Im April 2012 brachten die Berliner Brüder Shaban und Käptn Peng ihr Album „Die Zähmung der Hydra“ heraus. Ohne große Marketingkampagne war die Alternativ-HipHop-Band Käptn Peng & Die Tentakel von Delphi geboren, zu der sie noch 3 Freunde hinzu holten. Ihre Fangemeinde war bis dahin ausschließlich übers Internet gewachsen und bescherte ihnen trotz wenig medialer Aufmerksamkeit fast durchgehend ausverkaufte Clubs.

Unterschiedlichsten musikalischen Stilen auf ungewöhnlicher Instrumentierung, so kann man das Spektakel auf der Stader Bühne am besten beschreiben. Haushaltsartikeln wie Bürsten, Töpfen, Gabeln, einem Koffer, einer Stahlsäge, Fahrradklingeln und andere Gegenstände kamen zum Einsatz. Der Bassist spielt auf einem alten Kontrabass mit einem aufgeklebten Gehirn, Pappmasken machen aus den Musikern Füchse. Das Käptn Peng alias Robert Gwisdek auch Schauspieler ist, konnte man in seinem Rap-Zwiegespräch mit seiner eigenen Socke erkennen. Seine Eltern sind übriges die Schauspieler Michael Gwisdek und Corinna Harfouch.
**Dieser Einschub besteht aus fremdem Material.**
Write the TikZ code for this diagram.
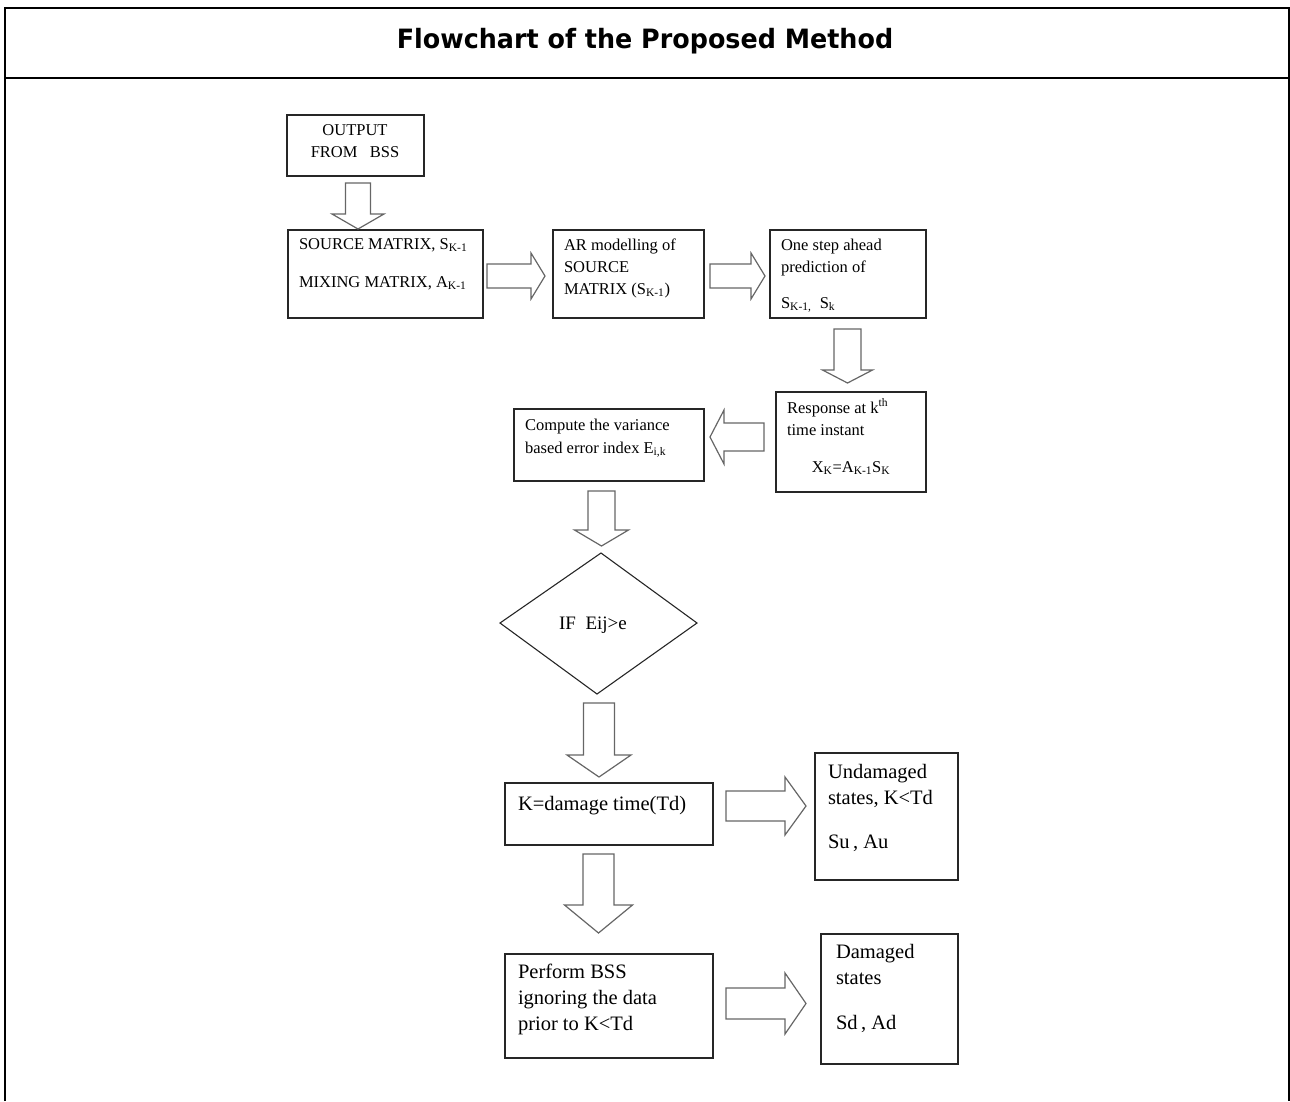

Als letztes spielte ab 21:30 Uhr der Headliner Nada Surf das einziges Deutschland-Konzert. Dabei wären die New-Yorker fast nicht erschienen. Nach ihrem letzten Gig in Wien wollten sie mit dem Flieger nach Hamburg. Der Flug wurde gestrichen. Doch sie haben es trotzdem nach Stade geschafft. Matthew Caws, Daniel Lorca und Ira Elliot kennt man seit dem 1996-Hit „Popular”. Mittlerweile sind sie zum Quartett angewachsen – Doug Gillard ist mittlerweile festes Bandmitglied. Nada Surf-Oberhaupt Matthew Caws sieht heutzutage etwas aus wie Steve Martin. Zwanzig Jahre Rock-Biz haben ihre Spuren hinterlassen und ließen das Haupthaar ergrauen. Dennoch versprüht der 44-jährige jugendliche Frische. Der Bassist Daniel Lorca mit seinen Rastazöpfen zündete sich eine Zigarette nach der anderen während des Konzertes an und unterbrach dies nur, um an seinem nordddeutschen Bier zu nippen. „Happy Kid”, „80 Windows”, „Jules and Jim“, „When I was young“ oder „Killians Red“ wurden gespielt. Nach 17 Song verabschiedeten sich die New-Yorker mit „Blankest year“. Wer an diesem Abend noch nicht genug hatte, ging zur Aftershow-Party in den Alten Schlachthof. Und dann bis: Let´s MAMF 2016!